Twelve massive pillars support the roof of the hall where flora, fauna, celestial figures and worshippers are carved in great detail. The door frames and window frames are also carved with beautiful designs and sculptures.

The sanctum houses a seated Buddha in Dharmacakra posture, flanked by Bodhisattvas as fly-whisk bearers and celestial figures. Traces of paintings depicting Buddha teaching a congregation can be seen.

Cave 22

Cave 23

Cave 24
Description adapted from signs erected by the Archeological Society of India at the Caves

This is an incomplete monastery but ranks the second largest excavation at Ajaṇṭā. The work was stopped before completion and on the basis of architecture and design it is assigned to 7th century A.D.

The pillars are lavishly carved with vase and foliage, couples and medallions. The door frame and window frame are also intricately carved. Only the verandah with raised pillar porches on either side is finished.

The unfinished hall gives us the idea of the distribution of works. The cell in the courtyard and verandah contain the images of Lord Buddha with Bodhisattvas holding fly-whisks and celestial figures hovering above.

Cave 26
Description adapted from signs erected by the Archeological Society of India at the Caves

This cave is a large Chaitya Hall that is dramatically lit and contains some fine sculptures that shouldn’t be missed. A partly damaged columned facade stretches across the front with the customary side chambers at each end.
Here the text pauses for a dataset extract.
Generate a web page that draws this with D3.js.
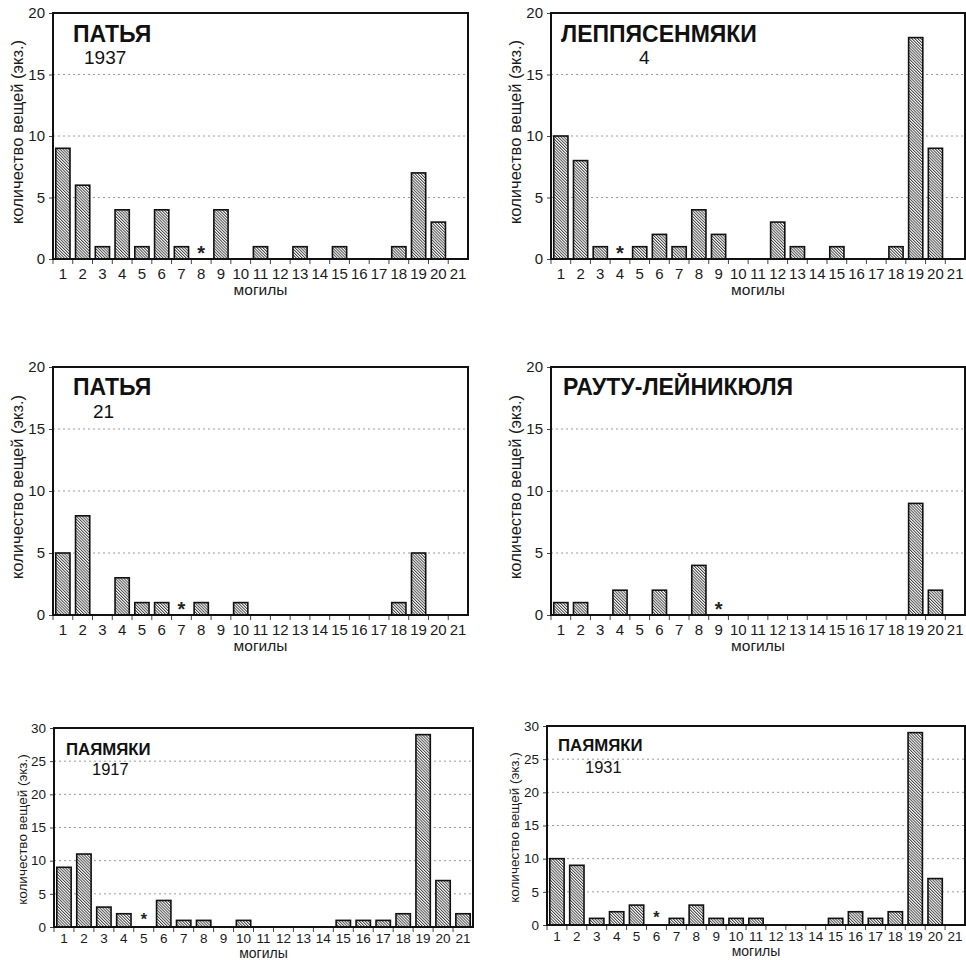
<!DOCTYPE html>
<html><head><meta charset="utf-8">
<script src="https://cdn.jsdelivr.net/npm/d3@7/dist/d3.min.js"></script>
<style>body{margin:0;background:#fff}svg{display:block}</style>
</head><body>
<svg id="chart" width="966" height="960"></svg>
<script>
// ---- data ----
const graves = ["1","2","3","4","5","6","7","8","9","10","11","12","13","14","15","16","17","18","19","20","21"];
const pattya1937      = [9,6,1,4,1,4,1,0,4,0,1,0,1,0,1,0,0,1,7,3,0];
const leppasenmaki4   = [10,8,1,0,1,2,1,4,2,0,0,3,1,0,1,0,0,1,18,9,0];
const pattya21        = [5,8,0,3,1,1,0,1,0,1,0,0,0,0,0,0,0,1,5,0,0];
const rautuLeinikula  = [1,1,0,2,0,2,0,4,0,0,0,0,0,0,0,0,0,0,9,2,0];
const pajamaki1917    = [9,11,3,2,0,4,1,1,0,1,0,0,0,0,1,1,1,2,29,7,2];
const pajamaki1931    = [10,9,1,2,3,0,1,3,1,1,1,0,0,0,1,2,1,2,29,7,0];
const panelTitles     = ["ПАТЬЯ","ЛЕППЯСЕНМЯКИ","ПАТЬЯ","РАУТУ-ЛЕЙНИКЮЛЯ","ПАЯМЯКИ","ПАЯМЯКИ"];
const panelSubtitles  = ["1937","4","21","","1917","1931"];
const starGraves      = ["8","4","7","9","5","6"];
const yTicks20        = [0,5,10,15,20];
const yTicks30        = [0,5,10,15,20,25,30];
const yLabel = "количество вещей (экз.)";
const xLabel = "могилы";

// ---- layout ----
const panels = [
  {vals:pattya1937,     x0:53,  x1:468, y0:13,  y1:259, ticks:yTicks20, tx:73,  ty:42,  sx:84,  sy:64,  big:true,  yl:23},
  {vals:leppasenmaki4,  x0:551, x1:965, y0:13,  y1:259, ticks:yTicks20, tx:561, ty:42,  sx:639, sy:64,  big:true,  yl:521},
  {vals:pattya21,       x0:53,  x1:468, y0:367, y1:615, ticks:yTicks20, tx:73,  ty:395, sx:93,  sy:418, big:true,  yl:23},
  {vals:rautuLeinikula, x0:551, x1:965, y0:367, y1:615, ticks:yTicks20, tx:563, ty:395, sx:0,   sy:0,   big:true,  yl:521},
  {vals:pajamaki1917,   x0:54,  x1:473, y0:728, y1:927, ticks:yTicks30, tx:66,  ty:755, sx:92,  sy:775, big:false, yl:27},
  {vals:pajamaki1931,   x0:547, x1:965, y0:726, y1:925, ticks:yTicks30, tx:558, ty:751, sx:585, sy:773, big:false, yl:519}
];

const svg = d3.select("#chart");
const font = "'Liberation Sans', Arial, sans-serif";

const defs = svg.append("defs");
const pw = 2.05;
const pat = defs.append("pattern").attr("id","hatch")
  .attr("patternUnits","userSpaceOnUse").attr("width",pw).attr("height",pw)
  .attr("patternTransform","rotate(-45)");
pat.append("rect").attr("width",pw).attr("height",pw).attr("fill","#fff");
pat.append("line").attr("x1",0.5).attr("y1",-1).attr("x2",0.5).attr("y2",4)
  .attr("stroke","#2a2a2a").attr("stroke-width",0.85);

panels.forEach((p,i)=>{
  const g = svg.append("g");
  const ymax = d3.max(p.ticks);
  const x = d3.scaleBand().domain(graves).range([p.x0,p.x1]).paddingInner(0.28).paddingOuter(0.14);
  const y = d3.scaleLinear().domain([0,ymax]).range([p.y1,p.y0]);
  const tickFs = p.big ? 15 : 13.5;

  // grid
  g.selectAll(".grid").data(p.ticks.filter(t=>t>0 && t<ymax)).enter().append("line")
    .attr("x1",p.x0).attr("x2",p.x1).attr("y1",d=>y(d)).attr("y2",d=>y(d))
    .attr("stroke","#9a9a9a").attr("stroke-width",1).attr("stroke-dasharray","2,3");

  // y axis
  const ya = d3.axisLeft(y).tickValues(p.ticks).tickSize(4).tickPadding(4);
  const yg = g.append("g").attr("transform",`translate(${p.x0},0)`).call(ya);
  yg.select(".domain").remove();
  yg.selectAll("text").attr("font-family",font).attr("font-size",tickFs).attr("fill","#1a1a1a");
  yg.selectAll("line").attr("stroke","#444");

  // x axis
  const xa = d3.axisBottom(x).tickSize(0).tickPadding(p.big?9:6);
  const xg = g.append("g").attr("transform",`translate(0,${p.y1})`).call(xa);
  xg.select(".domain").remove();
  xg.selectAll("text").attr("font-family",font).attr("font-size",tickFs).attr("fill","#1a1a1a");
  const step = x.step();
  g.selectAll(".xt").data(graves).enter().append("line")
    .attr("x1",d=>x(d)-step*x.paddingInner()/2).attr("x2",d=>x(d)-step*x.paddingInner()/2)
    .attr("y1",p.y1).attr("y2",p.y1+5).attr("stroke","#444").attr("stroke-width",1);

  // bars
  g.selectAll(".bar").data(p.vals.map((v,k)=>({g:graves[k],v}))).enter()
    .filter(d=>d.v>0).append("rect")
    .attr("x",d=>x(d.g)).attr("width",x.bandwidth())
    .attr("y",d=>y(d.v)).attr("height",d=>y(0)-y(d.v))
    .attr("fill","url(#hatch)").attr("stroke","#111").attr("stroke-width",1.6);

  // star
  g.append("text").attr("x",x(starGraves[i])+x.bandwidth()/2).attr("y",p.big ? p.y1+1 : p.y1-2)
    .attr("text-anchor","middle").attr("font-family",font).attr("font-size",p.big?20:16)
    .attr("font-weight","bold").attr("fill","#222").text("*");

  // frame
  g.append("rect").attr("x",p.x0).attr("y",p.y0).attr("width",p.x1-p.x0).attr("height",p.y1-p.y0)
    .attr("fill","none").attr("stroke","#111").attr("stroke-width",2);

  // titles
  g.append("text").attr("x",p.tx).attr("y",p.ty).attr("font-family",font)
    .attr("font-weight","bold").attr("font-size",p.big?23:16.8).attr("fill","#111").text(panelTitles[i]);
  if (panelSubtitles[i]) {
    g.append("text").attr("x",p.sx).attr("y",p.sy).attr("font-family",font)
      .attr("font-size",p.big?19:16.5).attr("fill","#111").text(panelSubtitles[i]);
  }

  // axis labels
  g.append("text").attr("x",(p.x0+p.x1)/2).attr("y",p.y1+(p.big?36:31))
    .attr("text-anchor","middle").attr("font-family",font).attr("font-size",p.big?15.5:14)
    .attr("fill","#1a1a1a").text(xLabel);
  const cy = (p.y0+p.y1)/2 - (p.big?4:-2);
  g.append("text").attr("transform",`translate(${p.yl},${cy}) rotate(-90)`)
    .attr("text-anchor","middle").attr("font-family",font).attr("font-size",p.big?16.5:13.5)
    .attr("fill","#1a1a1a").text(yLabel);
});
</script>
</body></html>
The 3-metre high window is flanked by sculptured Buddha reliefs. Inside, 26 pillars run in an elongated semicircle around the cylindrical stūpa which is decorated with Buddha and other figures.

The walls are decorated with sculpture, including the Temptation by Māra’s daughters, but the most striking is the 9-metre reclining image of the reclining Buddha, about to enter Nirvāṇa, his death mourned by some of his followers.